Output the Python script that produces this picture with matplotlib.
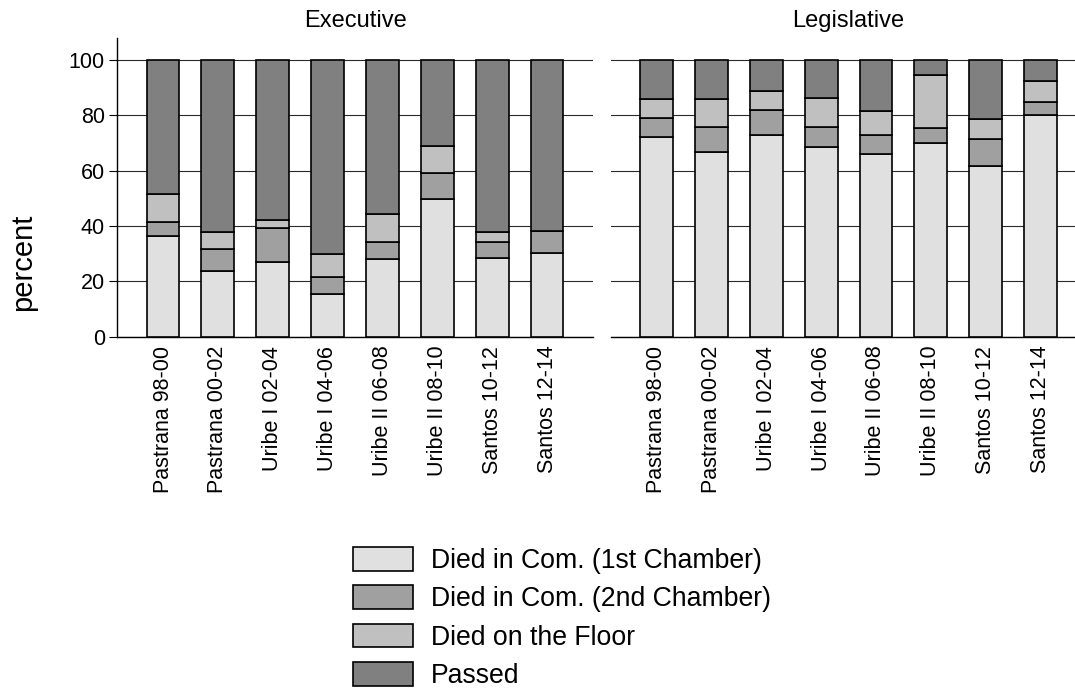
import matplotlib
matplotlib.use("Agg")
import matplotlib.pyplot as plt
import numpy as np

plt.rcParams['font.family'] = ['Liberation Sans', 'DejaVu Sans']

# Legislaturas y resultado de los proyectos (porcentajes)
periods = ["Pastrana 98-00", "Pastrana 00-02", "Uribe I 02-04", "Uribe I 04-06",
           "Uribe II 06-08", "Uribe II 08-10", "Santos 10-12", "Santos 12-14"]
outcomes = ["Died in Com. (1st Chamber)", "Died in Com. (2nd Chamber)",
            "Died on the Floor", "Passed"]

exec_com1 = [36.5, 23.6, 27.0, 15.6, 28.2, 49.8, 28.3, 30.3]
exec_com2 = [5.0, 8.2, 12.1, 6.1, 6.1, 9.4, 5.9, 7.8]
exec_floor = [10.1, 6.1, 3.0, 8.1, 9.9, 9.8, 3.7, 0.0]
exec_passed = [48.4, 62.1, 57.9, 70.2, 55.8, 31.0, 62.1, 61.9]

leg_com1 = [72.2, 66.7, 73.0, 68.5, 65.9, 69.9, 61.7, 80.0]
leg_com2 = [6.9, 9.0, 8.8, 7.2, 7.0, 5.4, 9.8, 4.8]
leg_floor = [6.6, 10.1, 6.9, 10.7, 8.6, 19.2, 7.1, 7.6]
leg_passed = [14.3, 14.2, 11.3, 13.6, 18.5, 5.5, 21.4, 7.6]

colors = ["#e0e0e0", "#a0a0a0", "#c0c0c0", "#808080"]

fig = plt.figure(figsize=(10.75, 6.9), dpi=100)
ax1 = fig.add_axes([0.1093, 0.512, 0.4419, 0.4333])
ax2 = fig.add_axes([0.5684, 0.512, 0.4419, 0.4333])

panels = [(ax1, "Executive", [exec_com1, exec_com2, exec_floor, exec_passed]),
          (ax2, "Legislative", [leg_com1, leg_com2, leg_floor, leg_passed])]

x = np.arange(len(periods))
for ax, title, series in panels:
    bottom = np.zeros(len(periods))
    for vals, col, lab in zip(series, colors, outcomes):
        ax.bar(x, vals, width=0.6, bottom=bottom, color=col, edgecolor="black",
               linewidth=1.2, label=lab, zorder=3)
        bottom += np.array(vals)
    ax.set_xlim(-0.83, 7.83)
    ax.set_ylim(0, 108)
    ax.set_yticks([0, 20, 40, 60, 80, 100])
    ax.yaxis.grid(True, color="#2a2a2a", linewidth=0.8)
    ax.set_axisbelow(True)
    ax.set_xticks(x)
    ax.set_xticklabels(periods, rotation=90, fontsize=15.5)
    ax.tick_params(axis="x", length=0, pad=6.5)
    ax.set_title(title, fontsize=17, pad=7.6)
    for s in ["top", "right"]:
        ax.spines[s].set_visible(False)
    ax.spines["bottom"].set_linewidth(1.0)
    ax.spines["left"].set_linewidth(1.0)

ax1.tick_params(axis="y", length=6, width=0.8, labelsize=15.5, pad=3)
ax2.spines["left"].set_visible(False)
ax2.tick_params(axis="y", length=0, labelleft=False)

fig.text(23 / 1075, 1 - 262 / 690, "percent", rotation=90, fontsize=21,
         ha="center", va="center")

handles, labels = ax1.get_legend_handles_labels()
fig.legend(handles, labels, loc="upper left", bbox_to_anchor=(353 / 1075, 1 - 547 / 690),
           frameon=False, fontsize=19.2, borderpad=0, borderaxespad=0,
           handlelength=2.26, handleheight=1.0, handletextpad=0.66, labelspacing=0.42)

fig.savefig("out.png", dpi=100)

_____

Your task is to return the lines above, from the first one up to and including the line containing "ax2 = fig.add_axes([0.5684, 0.512, 0.4419, 0.4333])", minus any pictures.

= Answer to the exercise =
Output the Python script that produces this picture with matplotlib.
import matplotlib
matplotlib.use("Agg")
import matplotlib.pyplot as plt
import numpy as np

plt.rcParams['font.family'] = ['Liberation Sans', 'DejaVu Sans']

# Legislaturas y resultado de los proyectos (porcentajes)
periods = ["Pastrana 98-00", "Pastrana 00-02", "Uribe I 02-04", "Uribe I 04-06",
           "Uribe II 06-08", "Uribe II 08-10", "Santos 10-12", "Santos 12-14"]
outcomes = ["Died in Com. (1st Chamber)", "Died in Com. (2nd Chamber)",
            "Died on the Floor", "Passed"]

exec_com1 = [36.5, 23.6, 27.0, 15.6, 28.2, 49.8, 28.3, 30.3]
exec_com2 = [5.0, 8.2, 12.1, 6.1, 6.1, 9.4, 5.9, 7.8]
exec_floor = [10.1, 6.1, 3.0, 8.1, 9.9, 9.8, 3.7, 0.0]
exec_passed = [48.4, 62.1, 57.9, 70.2, 55.8, 31.0, 62.1, 61.9]

leg_com1 = [72.2, 66.7, 73.0, 68.5, 65.9, 69.9, 61.7, 80.0]
leg_com2 = [6.9, 9.0, 8.8, 7.2, 7.0, 5.4, 9.8, 4.8]
leg_floor = [6.6, 10.1, 6.9, 10.7, 8.6, 19.2, 7.1, 7.6]
leg_passed = [14.3, 14.2, 11.3, 13.6, 18.5, 5.5, 21.4, 7.6]

colors = ["#e0e0e0", "#a0a0a0", "#c0c0c0", "#808080"]

fig = plt.figure(figsize=(10.75, 6.9), dpi=100)
ax1 = fig.add_axes([0.1093, 0.512, 0.4419, 0.4333])
ax2 = fig.add_axes([0.5684, 0.512, 0.4419, 0.4333])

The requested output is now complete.